Negotiating Microsoft 365 pricing starts long before you sit down with Microsoft or a reseller. The biggest determinant of the price you pay is not your negotiating skill, it is the shape of the estate you bring to the table. A bloated estate full of over licensed users and premium tiers nobody needs negotiates from weakness. A right sized estate, where every seat and tier is justified, negotiates from strength. Most of the win is made in the preparation.
As an independent, buyer side advisor with no Microsoft relationship and no reseller commission, we sit only on the buyer's side of the table. This guide covers the groundwork that makes a negotiation work, the leverage points that actually move Microsoft, the timing that matters, and the traps to avoid. Microsoft 365 anchors most digital workplaces, so a good outcome here feeds the wider digital workplace cost optimization effort.
Right size before negotiating Microsoft 365 pricing
The single most powerful move in any Microsoft negotiation happens before the negotiation. Pull your licence mix against actual usage and strip out the waste: reclaim inactive seats, move users off E5 who never use its advanced features, and shift frontline staff onto frontline plans. Negotiating a renewal on a right sized estate is far stronger, because you are no longer defending volume you do not need. The groundwork is covered in our guide on right sizing Microsoft 365 licenses.
This matters because Microsoft discounting is volume sensitive. If you negotiate first and right size later, you have given away the volume that was your leverage and you are locked into seats you will then pay to carry. Right sizing first means you negotiate the true number, not the inflated one.
Understand the buying routes and their mechanics
Microsoft sells through several routes, and each carries different mechanics that affect your leverage. The Enterprise Agreement, the Cloud Solution Provider channel, and the Microsoft Customer Agreement each price and renew differently. The Enterprise Agreement in particular carries true up and true forward mechanics that can work for or against you depending on how your headcount moves. Understanding which route you are on, and whether it still suits you, is part of the negotiation. We compare them in Microsoft 365 EA vs CSP vs MCA buying.

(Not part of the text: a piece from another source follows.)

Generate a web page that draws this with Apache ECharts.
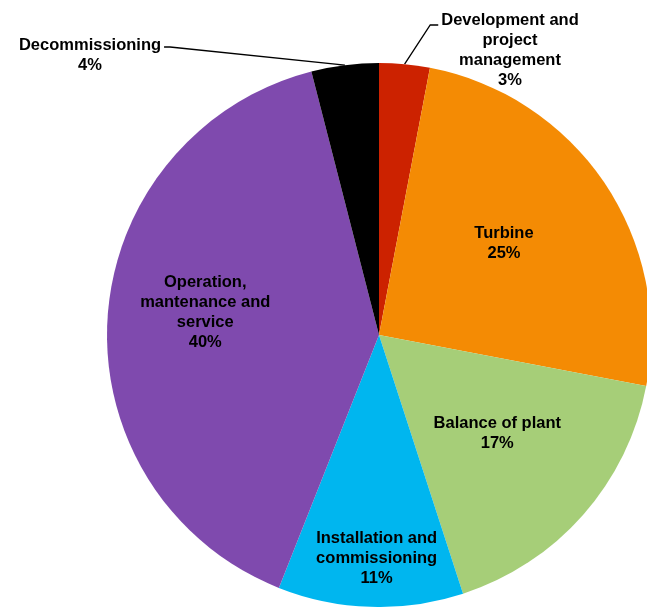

The true up and true forward mechanics deserve particular attention because they are where surprises hide. Our guide on Microsoft 365 true up and true forward explained walks through how each works and where they can quietly inflate the bill.
Where the leverage actually sits
Buyers often assume they have no leverage with Microsoft. In practice there are several real levers, and knowing which apply to you shapes the conversation.

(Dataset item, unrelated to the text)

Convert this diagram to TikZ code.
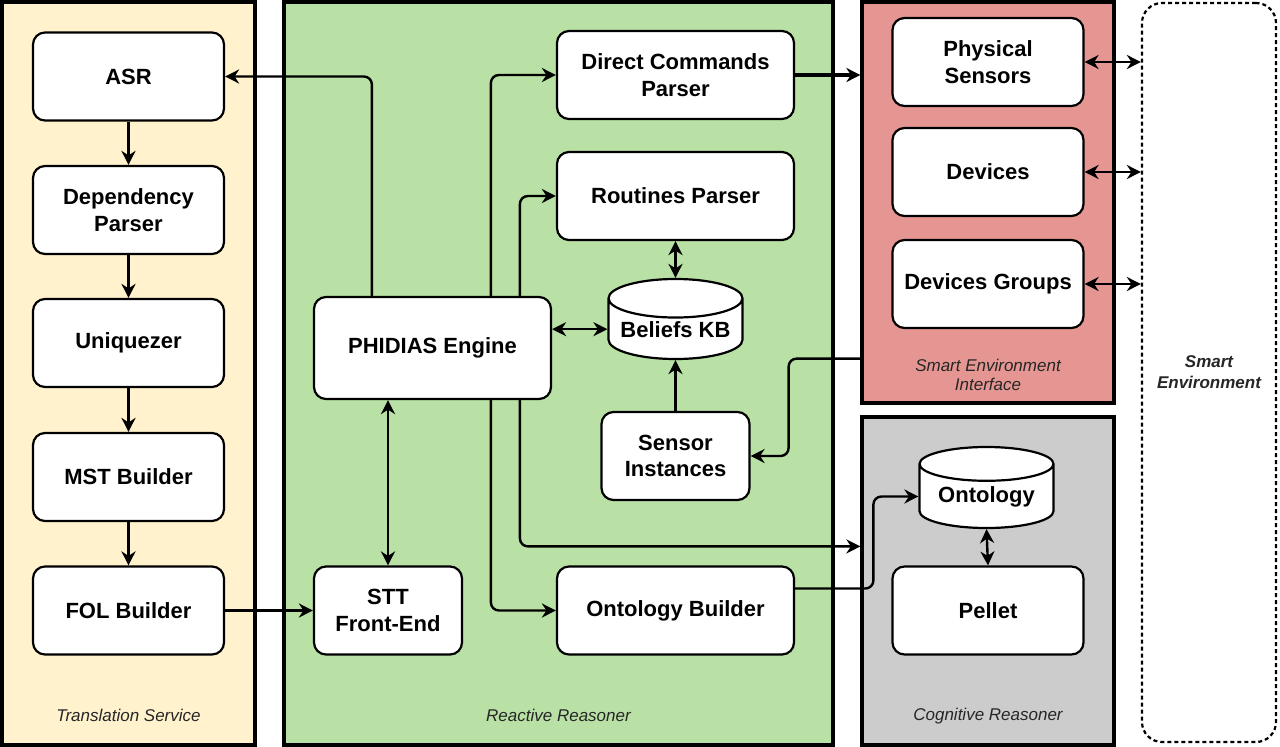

Timing against Microsoft's calendar
Microsoft's sales teams work to quarterly and annual targets, and the end of Microsoft's fiscal year in June is a recognised period when discounting tends to be more flexible. Aligning your renewal conversation with that calendar, where your own timing allows, can improve the outcome. Never let your own renewal deadline arrive before you have done the work, but where you have a choice, the calendar is a real factor.
Competitive alternatives
Even where you intend to stay with Microsoft, a credible understanding of the alternatives strengthens your position. If a meaningful share of your users could move to a lower tier, a frontline plan, or in some cases a different tool entirely, that optionality is leverage. It only works if it is genuine, which is why the right sizing analysis underpins it.
Commitment and term
Microsoft values commitment. A longer term or a firmer seat commitment can be traded for a better unit price, but only commit to volume you are confident you need. Trading flexibility for price is sometimes worth it and sometimes a trap, depending on how predictable your headcount is.

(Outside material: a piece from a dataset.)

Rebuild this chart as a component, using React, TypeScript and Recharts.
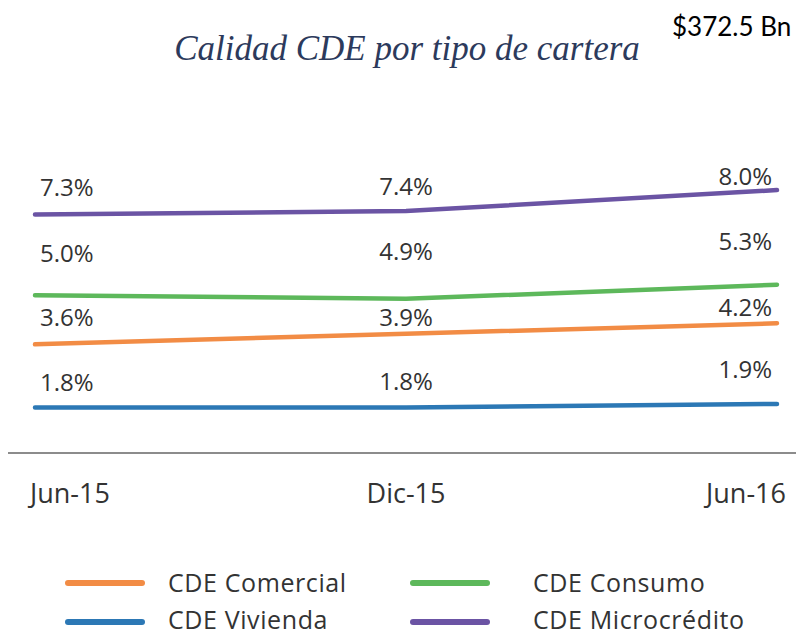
import { LineChart, Line, XAxis, YAxis, LabelList } from "recharts";

const periodos = ["Jun-15", "Dic-15", "Jun-16"];
const comercial = [3.6, 3.9, 4.2];
const consumo = [5.0, 4.9, 5.3];
const vivienda = [1.8, 1.8, 1.9];
const microcredito = [7.3, 7.4, 8.0];

const TEXT = "#333333";
const SANS = "'Open Sans', 'Noto Sans', sans-serif";

// how far each value label sits above its point (px), per point
const series = [
  { key: "comercial", name: "CDE Comercial", color: "#F28C45", lift: [27, 16, 16] },
  { key: "consumo", name: "CDE Consumo", color: "#5DB85B", lift: [42, 47, 43] },
  { key: "vivienda", name: "CDE Vivienda", color: "#2C78B5", lift: [25, 26, 34] },
  { key: "microcredito", name: "CDE Microcrédito", color: "#6B54A4", lift: [27, 25, 14] },
];

const data = periodos.map((p, i) => ({
  periodo: p,
  comercial: comercial[i],
  consumo: consumo[i],
  vivienda: vivienda[i],
  microcredito: microcredito[i],
}));

const last = periodos.length - 1;
const anchorFor = (i: number) => (i === 0 ? "start" : i === last ? "end" : "middle");

const PeriodTick = (props: any) => {
  const { x, y, payload, index } = props;
  const dx = index === 0 ? -5 : index === last ? 9 : 0;
  return (
    <text
      x={x + dx}
      y={y + 42}
      textAnchor={anchorFor(index)}
      fontFamily={SANS}
      fontSize={27}
      fill={TEXT}
    >
      {payload.value}
    </text>
  );
};

const makeLabel = (lift: number[]) => (props: any) => {
  const { x, y, value, index } = props;
  const dx = index === 0 ? 5 : index === last ? -5 : 0;
  return (
    <text
      x={x + dx}
      y={y - lift[index] + 8.5}
      textAnchor={anchorFor(index)}
      fontFamily={SANS}
      fontSize={24}
      fill={TEXT}
    >
      {value.toFixed(1)}%
    </text>
  );
};

const legendCols = [
  { line: 65, text: 168 },
  { line: 410, text: 533 },
];
const legendRows = [
  { line: 580, text: 570 },
  { line: 619, text: 607 },
];

export default function App() {
  return (
    <div
      style={{
        position: "absolute",
        left: 0,
        top: 0,
        width: 796,
        height: 636,
        background: "#fff",
        overflow: "hidden",
      }}
    >
      <div
        style={{
          position: "absolute",
          left: 107,
          top: 31,
          width: 600,
          textAlign: "center",
          fontFamily: "'Liberation Serif', serif",
          fontStyle: "italic",
          fontSize: 35,
          lineHeight: 1,
          color: "#2C3A5C",
        }}
      >
        Calidad CDE por tipo de cartera
      </div>
      <div
        style={{
          position: "absolute",
          left: 672,
          top: 13,
          fontFamily: "Lato, sans-serif",
          fontSize: 26,
          lineHeight: 1,
          color: "#000",
          whiteSpace: "nowrap",
        }}
      >
        $372.5 Bn
      </div>

      <div style={{ position: "absolute", left: 0, top: 0 }}>
        <LineChart
          width={796}
          height={520}
          data={data}
          margin={{ top: 155, right: 0, left: 8, bottom: 0 }}
        >
          <XAxis
            dataKey="periodo"
            height={67}
            interval={0}
            padding={{ left: 27, right: 19 }}
            axisLine={{ stroke: "#8C8C8C", strokeWidth: 2 }}
            tickLine={false}
            tick={<PeriodTick />}
          />
          <YAxis hide type="number" domain={[0.5, 9]} allowDataOverflow />
          {series.map((s) => (
            <Line
              key={s.key}
              type="linear"
              dataKey={s.key}
              name={s.name}
              stroke={s.color}
              strokeWidth={4.5}
              strokeLinecap="round"
              dot={false}
              activeDot={false}
              isAnimationActive={false}
            >
              <LabelList dataKey={s.key} content={makeLabel(s.lift)} />
            </Line>
          ))}
        </LineChart>
      </div>

      {series.map((s, i) => {
        const col = legendCols[i % 2];
        const row = legendRows[Math.floor(i / 2)];
        return (
          <div key={s.key}>
            <div
              style={{
                position: "absolute",
                left: col.line,
                top: row.line,
                width: 80,
                height: 6,
                borderRadius: 3,
                background: s.color,
              }}
            />
            <div
              style={{
                position: "absolute",
                left: col.text,
                top: row.text,
                fontFamily: SANS,
                fontSize: 25,
                letterSpacing: 0.6,
                lineHeight: 1,
                color: TEXT,
                whiteSpace: "nowrap",
              }}
            >
              {s.name}
            </div>
          </div>
        );
      })}
    </div>
  );
}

Resist the upsell pressure
Every Microsoft renewal comes with pressure to move up: to E5, to new add ons, to bundles that fold in capability you may not need. The pitch is often framed as a saving because the bundle is cheaper than buying the parts separately. That framing only holds if you would otherwise buy all the parts, which is rarely true. We unpack this in Microsoft 365 bundling pressure from Microsoft. The discipline is to buy what your users need and treat every upsell as a cost to justify, not a discount to accept.
| Lever | How it helps the buyer |
|---|---|
| Right sized estate | Negotiate the true seat count, not an inflated one |
| Timing to Microsoft's year end | Discounting tends to be more flexible near fiscal year close |
| Credible alternatives | Genuine optionality on tiers and tools strengthens your hand |
| Term and commitment | Can be traded for unit price where headcount is predictable |
Get the price into perspective
Pricing changes often, so anchor your negotiation to current published figures and your own quote rather than memory. As of June 2026 Microsoft lists E3 at 36.00 and E5 at 57.00 US dollars per user per month on annual commitment (source: Microsoft 365 enterprise plans pricing page, microsoft.com, as of June 2026). Your negotiated price will differ, but the list figures set the ceiling and the relative gaps that tell you where the money is.
Where to start
Start the work at least four to six months before your renewal date. Right size first, confirm which buying route you are on, map your leverage, and only then open the conversation. The firms that get the best Microsoft 365 outcomes are not the toughest talkers, they are the ones who arrive with a clean, justified estate and time on their side. The negotiation is the last step, not the first, and most of the saving is already decided by the time you reach it.